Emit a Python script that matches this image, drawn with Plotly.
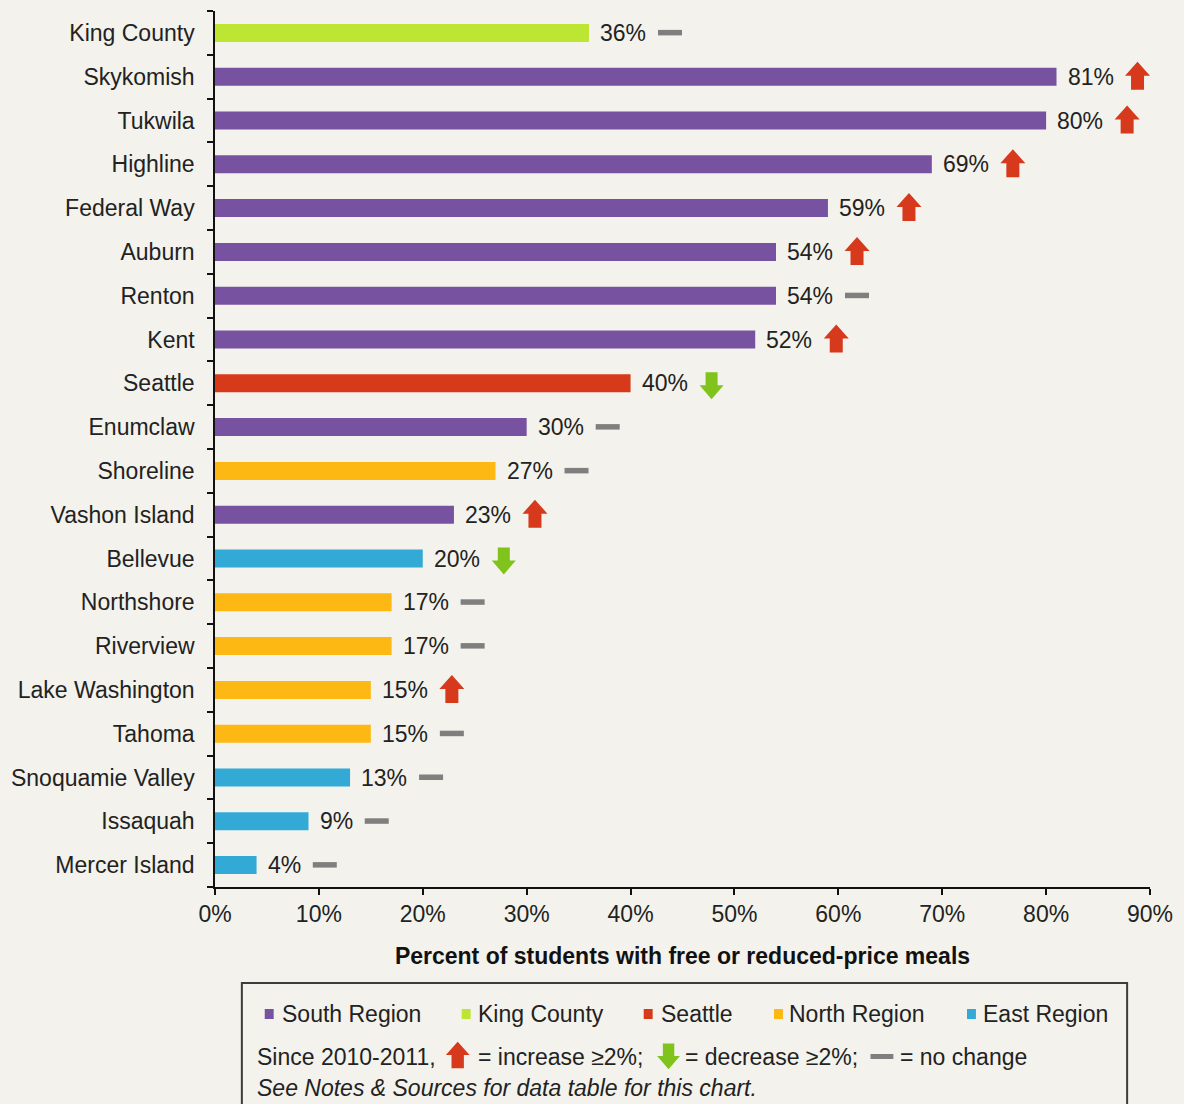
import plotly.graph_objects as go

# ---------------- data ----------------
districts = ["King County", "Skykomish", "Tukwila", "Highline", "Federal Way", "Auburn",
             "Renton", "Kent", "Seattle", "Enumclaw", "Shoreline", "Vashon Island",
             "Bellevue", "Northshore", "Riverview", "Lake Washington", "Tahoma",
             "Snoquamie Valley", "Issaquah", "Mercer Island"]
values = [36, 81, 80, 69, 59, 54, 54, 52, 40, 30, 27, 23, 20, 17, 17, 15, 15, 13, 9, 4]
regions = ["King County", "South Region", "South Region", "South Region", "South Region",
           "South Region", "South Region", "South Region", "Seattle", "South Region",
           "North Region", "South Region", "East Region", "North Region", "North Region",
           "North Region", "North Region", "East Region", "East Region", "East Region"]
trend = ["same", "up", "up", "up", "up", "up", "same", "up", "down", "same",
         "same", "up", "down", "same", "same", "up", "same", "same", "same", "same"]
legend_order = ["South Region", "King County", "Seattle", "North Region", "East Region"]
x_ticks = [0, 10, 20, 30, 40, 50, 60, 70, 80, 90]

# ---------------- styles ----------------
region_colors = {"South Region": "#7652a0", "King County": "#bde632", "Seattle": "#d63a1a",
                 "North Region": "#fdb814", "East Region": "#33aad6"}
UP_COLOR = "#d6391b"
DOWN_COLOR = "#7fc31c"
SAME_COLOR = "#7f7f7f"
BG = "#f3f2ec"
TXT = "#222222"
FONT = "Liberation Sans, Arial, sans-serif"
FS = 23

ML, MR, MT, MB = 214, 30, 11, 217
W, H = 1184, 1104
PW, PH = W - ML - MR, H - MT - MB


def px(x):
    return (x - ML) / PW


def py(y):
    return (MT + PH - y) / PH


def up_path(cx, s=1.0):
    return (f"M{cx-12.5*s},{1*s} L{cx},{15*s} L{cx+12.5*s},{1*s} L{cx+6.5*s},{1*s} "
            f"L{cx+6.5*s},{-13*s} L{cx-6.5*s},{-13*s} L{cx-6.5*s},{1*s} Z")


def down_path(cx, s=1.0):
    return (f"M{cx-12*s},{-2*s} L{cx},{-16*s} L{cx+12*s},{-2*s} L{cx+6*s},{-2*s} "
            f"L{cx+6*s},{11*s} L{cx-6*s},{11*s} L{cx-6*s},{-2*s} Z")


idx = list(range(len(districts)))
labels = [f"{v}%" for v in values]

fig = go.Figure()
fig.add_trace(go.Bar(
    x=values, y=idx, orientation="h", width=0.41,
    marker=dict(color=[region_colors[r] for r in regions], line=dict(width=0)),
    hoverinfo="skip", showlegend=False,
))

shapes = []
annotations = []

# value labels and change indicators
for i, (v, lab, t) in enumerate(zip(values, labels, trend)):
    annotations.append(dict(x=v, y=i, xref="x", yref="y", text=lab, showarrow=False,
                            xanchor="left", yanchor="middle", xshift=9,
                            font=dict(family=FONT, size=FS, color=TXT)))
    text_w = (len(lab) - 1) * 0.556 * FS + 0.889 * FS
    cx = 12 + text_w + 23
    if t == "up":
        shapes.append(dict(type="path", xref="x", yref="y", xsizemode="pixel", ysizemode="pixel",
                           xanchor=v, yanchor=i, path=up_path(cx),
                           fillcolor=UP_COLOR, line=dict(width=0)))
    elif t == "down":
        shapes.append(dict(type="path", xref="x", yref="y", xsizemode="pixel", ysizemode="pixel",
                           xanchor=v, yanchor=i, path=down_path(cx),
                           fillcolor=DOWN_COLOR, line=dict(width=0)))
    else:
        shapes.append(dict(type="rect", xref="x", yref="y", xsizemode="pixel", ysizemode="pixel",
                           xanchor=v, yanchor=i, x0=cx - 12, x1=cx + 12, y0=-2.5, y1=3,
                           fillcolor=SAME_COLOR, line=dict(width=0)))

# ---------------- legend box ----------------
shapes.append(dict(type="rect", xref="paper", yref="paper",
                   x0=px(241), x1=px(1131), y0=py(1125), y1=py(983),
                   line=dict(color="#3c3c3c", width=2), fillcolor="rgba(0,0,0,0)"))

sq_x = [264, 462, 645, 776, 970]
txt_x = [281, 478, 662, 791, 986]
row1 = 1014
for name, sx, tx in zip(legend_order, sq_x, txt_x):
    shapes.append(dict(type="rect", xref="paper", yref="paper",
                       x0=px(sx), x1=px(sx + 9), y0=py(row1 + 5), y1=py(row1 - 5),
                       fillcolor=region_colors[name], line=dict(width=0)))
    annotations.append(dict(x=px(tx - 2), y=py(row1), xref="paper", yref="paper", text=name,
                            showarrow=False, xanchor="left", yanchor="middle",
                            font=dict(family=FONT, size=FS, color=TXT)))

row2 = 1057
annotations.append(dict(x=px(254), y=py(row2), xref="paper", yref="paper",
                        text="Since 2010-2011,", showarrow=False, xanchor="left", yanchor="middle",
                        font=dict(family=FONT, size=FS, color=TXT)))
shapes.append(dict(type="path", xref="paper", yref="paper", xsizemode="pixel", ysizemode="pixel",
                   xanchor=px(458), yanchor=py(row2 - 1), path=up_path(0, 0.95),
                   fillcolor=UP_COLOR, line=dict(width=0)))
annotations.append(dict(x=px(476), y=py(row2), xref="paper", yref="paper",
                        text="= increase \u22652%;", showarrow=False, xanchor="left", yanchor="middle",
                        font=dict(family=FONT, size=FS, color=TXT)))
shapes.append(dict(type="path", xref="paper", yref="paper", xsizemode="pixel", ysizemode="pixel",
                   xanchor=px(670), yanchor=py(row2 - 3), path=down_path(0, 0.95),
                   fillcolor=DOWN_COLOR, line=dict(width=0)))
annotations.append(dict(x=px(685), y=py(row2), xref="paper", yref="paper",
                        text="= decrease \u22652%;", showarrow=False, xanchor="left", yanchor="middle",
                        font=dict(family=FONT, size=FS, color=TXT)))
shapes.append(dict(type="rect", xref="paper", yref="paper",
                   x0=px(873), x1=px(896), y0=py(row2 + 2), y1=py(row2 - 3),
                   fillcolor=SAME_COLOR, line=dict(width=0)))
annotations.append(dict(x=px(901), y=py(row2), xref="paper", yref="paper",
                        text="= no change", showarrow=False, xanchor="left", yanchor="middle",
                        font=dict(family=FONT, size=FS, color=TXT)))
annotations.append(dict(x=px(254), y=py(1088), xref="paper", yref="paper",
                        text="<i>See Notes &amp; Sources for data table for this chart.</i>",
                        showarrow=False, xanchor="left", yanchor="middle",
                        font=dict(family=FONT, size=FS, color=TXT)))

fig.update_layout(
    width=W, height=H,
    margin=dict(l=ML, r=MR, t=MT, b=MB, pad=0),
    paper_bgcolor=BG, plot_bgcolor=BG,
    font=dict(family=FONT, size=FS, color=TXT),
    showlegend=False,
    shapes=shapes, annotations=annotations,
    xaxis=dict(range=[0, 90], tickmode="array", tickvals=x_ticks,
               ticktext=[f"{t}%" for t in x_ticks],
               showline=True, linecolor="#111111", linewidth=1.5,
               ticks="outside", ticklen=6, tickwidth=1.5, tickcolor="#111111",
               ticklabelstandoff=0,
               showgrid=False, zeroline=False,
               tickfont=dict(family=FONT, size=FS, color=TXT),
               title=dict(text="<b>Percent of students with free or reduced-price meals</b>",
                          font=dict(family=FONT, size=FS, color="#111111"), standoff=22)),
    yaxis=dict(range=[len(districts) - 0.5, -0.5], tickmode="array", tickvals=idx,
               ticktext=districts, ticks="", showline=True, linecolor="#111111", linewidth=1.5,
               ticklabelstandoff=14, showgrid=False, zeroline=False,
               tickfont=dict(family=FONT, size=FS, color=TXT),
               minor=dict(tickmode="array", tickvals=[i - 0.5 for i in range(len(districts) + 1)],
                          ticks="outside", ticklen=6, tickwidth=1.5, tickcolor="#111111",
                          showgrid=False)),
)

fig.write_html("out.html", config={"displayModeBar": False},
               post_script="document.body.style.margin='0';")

— Directions for this task —
Repeat only what lies between the start of the data and the end of the line containing "70, 80, 90]", exactly, with pictures left out.

— Worked answer —
Emit a Python script that matches this image, drawn with Plotly.
import plotly.graph_objects as go

# ---------------- data ----------------
districts = ["King County", "Skykomish", "Tukwila", "Highline", "Federal Way", "Auburn",
             "Renton", "Kent", "Seattle", "Enumclaw", "Shoreline", "Vashon Island",
             "Bellevue", "Northshore", "Riverview", "Lake Washington", "Tahoma",
             "Snoquamie Valley", "Issaquah", "Mercer Island"]
values = [36, 81, 80, 69, 59, 54, 54, 52, 40, 30, 27, 23, 20, 17, 17, 15, 15, 13, 9, 4]
regions = ["King County", "South Region", "South Region", "South Region", "South Region",
           "South Region", "South Region", "South Region", "Seattle", "South Region",
           "North Region", "South Region", "East Region", "North Region", "North Region",
           "North Region", "North Region", "East Region", "East Region", "East Region"]
trend = ["same", "up", "up", "up", "up", "up", "same", "up", "down", "same",
         "same", "up", "down", "same", "same", "up", "same", "same", "same", "same"]
legend_order = ["South Region", "King County", "Seattle", "North Region", "East Region"]
x_ticks = [0, 10, 20, 30, 40, 50, 60, 70, 80, 90]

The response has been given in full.